The bill’s sponsor, state Senator Lydia Edwards, said in an interview that it would build on earlier state efforts to award recreational pot licenses on an equitable basis. She also said it would increase safety for workers in the industry, which is a growing concern after a worker at a Holyoke marijuana processing facility died last January from an asthma attack triggered by cannabis dust.

“Employees are going to be safer if they have a collective voice and are informed about their rights,” Edwards said in an interview. “They’re more likely to come forward if they see a safety issue and say, ‘This doesn’t seem right.’ That’s what unions do.”

Two other significant proposals, both co-sponsored by state Representative Chynah Tyler of Boston, could help workers regardless of whether they work in the marijuana business.

One would bar most employers from firing or declining to hire workers based on failed blood or urine tests for THC, the primary psychoactive ingredient in marijuana.
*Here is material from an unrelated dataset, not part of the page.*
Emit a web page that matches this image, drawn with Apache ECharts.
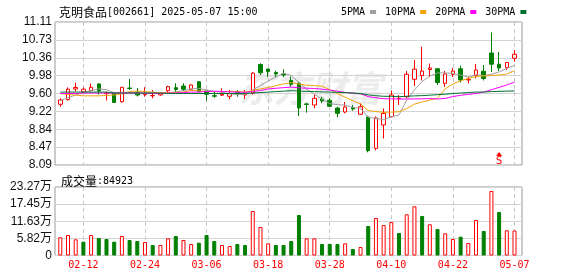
<!DOCTYPE html>
<html><head><meta charset="utf-8">
<script src="https://cdn.jsdelivr.net/npm/echarts@6/dist/echarts.min.js"></script>
<style>html,body{margin:0;padding:0;background:#fff}#c{width:578px;height:276px}</style>
</head><body><div id="c"></div>
<script>
const stockName = '克明食品', stockCode = '002661', stamp = '2025-05-07 15:00';
const lastVolume = 84923;
const dates = ['02-07','02-10','02-11','02-12','02-13','02-14','02-17','02-18','02-19','02-20','02-21','02-24','02-25','02-26','02-27','02-28','03-03','03-04','03-05','03-06','03-07','03-10','03-11','03-12','03-13','03-14','03-17','03-18','03-19','03-20','03-21','03-24','03-25','03-26','03-27','03-28','03-31','04-01','04-02','04-03','04-07','04-08','04-09','04-10','04-11','04-14','04-15','04-16','04-17','04-18','04-21','04-22','04-23','04-24','04-25','04-28','04-29','04-30','05-06','05-07'];
const opens = [9.372,9.47,9.695,9.636,9.663,9.801,9.600,9.611,9.427,9.716,
  9.627,9.575,9.551,9.57,9.659,9.723,9.758,9.689,9.849,9.653,
  9.554,9.565,9.541,9.621,9.568,9.611,10.212,10.117,10.043,10.012,
  9.875,9.822,9.38,9.357,9.484,9.456,9.294,9.209,9.305,9.161,
  9.104,8.443,8.935,9.11,9.49,9.532,9.900,9.98,10.107,10.122,
  9.815,10.006,10.122,9.885,9.98,10.071,10.455,10.219,10.149,10.343];
const closes = [9.463,9.69,9.727,9.691,9.731,9.653,9.606,9.41,9.731,9.706,
  9.568,9.585,9.558,9.60,9.744,9.685,9.69,9.78,9.638,9.583,
  9.543,9.585,9.60,9.59,9.584,10.03,10.04,10.065,10.012,9.991,
  9.794,9.294,9.37,9.499,9.442,9.33,9.182,9.315,9.273,9.321,
  8.392,9.083,9.178,9.568,9.50,10.006,10.113,10.075,10.139,9.832,
  10.012,10.075,9.885,9.90,10.096,9.917,10.219,10.139,10.255,10.428];
const lows = [9.321,9.45,9.638,9.604,9.642,9.579,9.452,9.40,9.406,9.674,
  9.537,9.532,9.499,9.55,9.632,9.625,9.653,9.674,9.625,9.448,
  9.511,9.547,9.478,9.532,9.484,9.575,9.991,9.948,9.948,9.948,
  9.744,9.125,9.195,9.288,9.393,9.315,9.097,9.182,9.237,9.146,
  8.358,8.401,8.650,9.097,9.357,9.505,9.758,9.875,9.948,9.78,
  9.737,9.948,9.832,9.816,9.921,9.875,10.054,10.075,10.096,10.272];
const highs = [9.499,9.73,9.828,9.731,9.811,9.811,9.642,9.632,9.735,9.906,
  9.710,9.731,9.674,9.63,9.765,9.815,9.815,9.80,9.864,9.663,
  9.638,9.71,9.674,9.674,9.674,10.05,10.238,10.125,10.081,10.11,
  9.959,9.849,9.406,9.579,9.532,9.499,9.321,9.42,9.357,9.389,
  9.131,9.114,9.283,9.663,9.568,10.075,10.307,10.588,10.234,10.139,
  10.075,10.139,10.185,9.955,10.223,10.202,10.888,10.476,10.265,10.519];
const volumes = [61800,69600,55000,46900,69600,59400,56000,46900,66200,52700,
  49300,45900,35700,35700,58400,66200,52700,39100,43500,69600,
  49300,35700,32300,39100,35700,151200,96800,41400,35700,35700,
  49300,137600,58400,58400,39100,39100,39100,41400,22100,28900,
  100200,127400,103600,113800,76400,140000,167100,134200,106000,90000,
  75400,56000,63900,42500,120600,83200,219100,147800,85600,84923];
const ma5 = [9.45,9.51,9.57,9.62,9.66,9.698,9.682,9.618,9.626,9.622,
  9.606,9.602,9.632,9.606,9.612,9.636,9.656,9.70,9.708,9.676,
  9.646,9.626,9.59,9.58,9.58,9.678,9.768,9.862,9.946,10.028,
  9.98,9.83,9.69,9.588,9.478,9.386,9.364,9.354,9.308,9.284,
  9.096,9.076,9.048,9.108,9.144,9.468,9.674,9.854,9.968,10.034,
  10.034,10.028,9.99,9.942,9.996,9.978,10.006,10.056,10.128,10.194];
const ma10 = [9.60,9.58,9.565,9.55,9.55,9.55,9.56,9.57,9.59,9.641,
  9.652,9.642,9.625,9.616,9.617,9.621,9.629,9.666,9.657,9.644,
  9.641,9.641,9.645,9.644,9.628,9.662,9.697,9.726,9.763,9.804,
  9.829,9.799,9.776,9.767,9.753,9.683,9.597,9.522,9.448,9.381,
  9.241,9.22,9.201,9.208,9.214,9.282,9.375,9.42,9.46,9.50,
  9.70,9.80,9.87,9.92,9.96,9.97,9.98,9.99,10.01,10.08];
const ma20 = [9.60,9.60,9.60,9.61,9.61,9.61,9.61,9.61,9.61,9.61,
  9.61,9.61,9.60,9.60,9.61,9.61,9.62,9.63,9.63,9.643,
  9.647,9.642,9.635,9.63,9.623,9.642,9.663,9.696,9.71,9.724,
  9.735,9.72,9.711,9.706,9.691,9.673,9.647,9.624,9.606,9.593,
  9.535,9.51,9.489,9.488,9.484,9.483,9.486,9.487,9.493,9.485,
  9.496,9.536,9.562,9.582,9.60,9.63,9.68,9.73,9.78,9.84];
const ma30 = [9.63,9.63,9.63,9.63,9.63,9.63,9.63,9.61,9.61,9.61,
  9.61,9.61,9.61,9.61,9.60,9.60,9.60,9.60,9.60,9.60,
  9.60,9.60,9.60,9.60,9.60,9.61,9.62,9.63,9.64,9.65,
  9.66,9.65,9.645,9.64,9.635,9.63,9.625,9.62,9.61,9.60,
  9.57,9.553,9.541,9.54,9.532,9.542,9.55,9.555,9.565,9.575,
  9.585,9.60,9.61,9.62,9.63,9.63,9.64,9.645,9.65,9.655];
const maNames = ['5PMA','10PMA','20PMA','30PMA'];
const priceTicks = ['8.09','8.47','8.84','9.22','9.60','9.98','10.36','10.73','11.11'];
const volTicks = ['0','5.82万','11.63万','17.45万','23.27万'];
const dateLabels = ['02-12','02-24','03-06','03-18','03-28','04-10','04-22','05-07'];
const priceMin = 8.09, priceMax = 11.11, volMax = 232700;
const signal = {date: '04-30', text: 'S', price: 8.32};

const MONO = 'DejaVu Sans Mono';
const CJK = 'Noto Sans CJK SC';
const SANS = 'Liberation Sans';
const RED = '#ff0000', GREEN = '#008000';
const maColors = ['#a0a0a0', '#f0a30a', '#ff00ff', '#007030'];

const candleData = dates.map((d, i) => [opens[i], closes[i], lows[i], highs[i]]);
const volData = volumes.map((v, i) => {
  const up = i === 0 ? closes[i] >= opens[i] : closes[i] >= closes[i - 1];
  return {value: v, itemStyle: up ? {color: '#ffffff', borderColor: RED, borderWidth: 1}
                                   : {color: GREEN, borderColor: GREEN, borderWidth: 1}};
});
const showDate = (idx, val) => dateLabels.indexOf(val !== undefined ? val : dates[idx]) >= 0;
const vSplit = {show: true, interval: showDate, alignWithLabel: true, lineStyle: {color: '#c8c8c8', type: [4, 3], width: 1}};

const chart = echarts.init(document.getElementById('c'), null, {renderer: 'canvas'});
const maSeries = [ma5, ma10, ma20, ma30].map((arr, k) => ({
  name: maNames[k], type: 'line', xAxisIndex: 1, yAxisIndex: 1, data: arr,
  symbol: 'none', silent: true, lineStyle: {color: maColors[k], width: 1}, itemStyle: {color: maColors[k]}
}));
const richTitle = {a: {fontFamily: CJK, fontSize: 12, fontWeight: 'normal', color: '#000'},
                   b: {fontFamily: MONO, fontSize: 10, fontWeight: 'normal', color: '#000'}};

chart.setOption({
  animation: false,
  backgroundColor: '#ffffff',
  textStyle: {fontFamily: SANS},
  title: [
    {left: 54, top: 1, text: '{a|' + stockName + '}{b|[' + stockCode + '] ' + stamp + '}',
     textStyle: {fontWeight: 'normal', rich: richTitle}},
    {left: 56, top: 170, text: '{a|成交量}{b|:' + lastVolume + '}',
     textStyle: {fontWeight: 'normal', rich: richTitle}}
  ],
  legend: {data: maNames, left: 336, top: 2, icon: 'rect', itemWidth: 6, itemHeight: 4, itemGap: 9, align: 'right',
    selectedMode: false, textStyle: {fontFamily: MONO, fontSize: 10, color: '#000'}},
  graphic: [{type: 'text', left: 238, top: 70, z: 0, silent: true,
    style: {text: '东方财富', font: 'italic bold 36px "Noto Sans CJK SC"', fill: 'rgba(200,200,200,0.35)'}}],
  grid: [
    {left: 55, top: 22, width: 467, height: 143, show: true, borderColor: '#999', borderWidth: 1, backgroundColor: 'transparent', outerBoundsMode: 'none'},
    {left: 56.45, top: 22, width: 461.9, height: 143, outerBoundsMode: 'none'},
    {left: 55, top: 187, width: 467, height: 68.5, show: true, borderColor: '#999', borderWidth: 1, backgroundColor: 'transparent', outerBoundsMode: 'none'},
    {left: 56.45, top: 187, width: 461.9, height: 68.5, outerBoundsMode: 'none'}
  ],
  xAxis: [
    {type: 'value', gridIndex: 0, min: 0, max: 1, show: false},
    {type: 'category', gridIndex: 1, data: dates, boundaryGap: true, axisLine: {show: false}, axisTick: {show: false},
     axisLabel: {show: false, interval: showDate}, splitLine: vSplit},
    {type: 'value', gridIndex: 2, min: 0, max: 1, show: false},
    {type: 'category', gridIndex: 3, data: dates, boundaryGap: true, axisLine: {show: false}, axisTick: {show: false},
     axisLabel: {show: true, interval: showDate, color: RED, fontFamily: MONO, fontSize: 10, margin: 5}, splitLine: vSplit}
  ],
  yAxis: [
    {type: 'value', gridIndex: 0, min: 0, max: priceTicks.length - 1, interval: 1, axisLine: {show: false}, axisTick: {show: false},
     axisLabel: {formatter: v => priceTicks[Math.round(v)], fontFamily: SANS, fontSize: 12, color: '#111', margin: 3, showMinLabel: true, showMaxLabel: true},
     splitLine: {show: true, lineStyle: {color: '#d4d4d4', width: 1}}},
    {type: 'value', gridIndex: 1, min: priceMin, max: priceMax, show: false, splitLine: {show: false}},
    {type: 'value', gridIndex: 2, min: 0, max: volTicks.length - 1, interval: 1, axisLine: {show: false}, axisTick: {show: false},
     axisLabel: {formatter: v => volTicks[Math.round(v)], fontFamily: SANS + ', ' + CJK, fontSize: 12, color: '#111', margin: 3, showMinLabel: true, showMaxLabel: true},
     splitLine: {show: true, lineStyle: {color: '#d4d4d4', width: 1}}},
    {type: 'value', gridIndex: 3, min: 0, max: volMax, show: false, splitLine: {show: false}}
  ],
  series: [
    {name: 'K', type: 'candlestick', xAxisIndex: 1, yAxisIndex: 1, data: candleData, barWidth: 4, silent: true,
     itemStyle: {color: '#ffffff', color0: GREEN, borderColor: RED, borderColor0: GREEN, borderWidth: 1},
     markPoint: {silent: true, symbol: 'triangle', symbolSize: [6, 4],
       data: [{coord: [signal.date, signal.price], itemStyle: {color: RED},
         label: {show: true, position: 'bottom', distance: 0, formatter: signal.text, color: RED, fontFamily: MONO, fontSize: 11}}]}}
  ].concat(maSeries).concat([
    {name: 'VOL', type: 'bar', xAxisIndex: 3, yAxisIndex: 3, data: volData, barWidth: 4, silent: true}
  ])
});
</script></body></html>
Critics have long complained that such tests, which show recent use but don’t indicate active impairment, can lead to workers getting fired on Monday morning for smoking a legal joint Friday night at home. The legislation, however, would grant employers an exception for workers who drive or operate other dangerous machinery, a concession to objections raised by industry groups.

The other bill co-sponsored by Tyler, who did not respond to a request for comment, would fast-track the process of expunging old marijuana arrests from criminal records, making it easier for former defendants to find employment and housing. A 2018 bill allowed some people previously convicted of cannabis possession to have those offenses wiped away, but a burdensome application process has prevented all but a small fraction of such charges from being cleared.

Tyler’s bill would direct probation department officials to immediately grant eligible requests, but Edwards and other progressives want to see the state do more, and automatically expunge old pot charges.

“There’s still this sense that someone needs to make a case for themselves,” Edwards said. “I find that deeply offensive. No one should be begging a court to have their record expunged for what’s happening legally right down the street at a dispensary.”

Separately, Governor Maura Healey told the Globe she is “evaluating the best course of action with her team” to implement a campaign promise to unilaterally pardon those with prior pot offenses in line with a request from President Joe Biden.

Other marijuana-related bills filed in advance of the legislature’s Friday deadline include measures that would ban billboard ads for recreational marijuana, exempt existing agreements between municipalities and cannabis operators from new limits on local fees, and steer 1 percent of state excise taxes on cannabis sales toward preventing youth substance abuse.

Lawmakers in 2023 will also revisit the question of whether Massachusetts should follow Oregon and some local municipalities in loosening restrictions on natural psychedelic compounds like psilocybin and mescaline, which are found in various species of mushrooms and cacti, respectively. Proponents say those psychedelics show promise in treating addiction and a wide variety of psychological ailments such as post-traumatic stress disorder, while posing little risk to society. State Senator Patricia Jehlen and Representative Lindsay Sabadosa co-sponsored a bill that would decriminalize their use and possession but ban any commercial sales.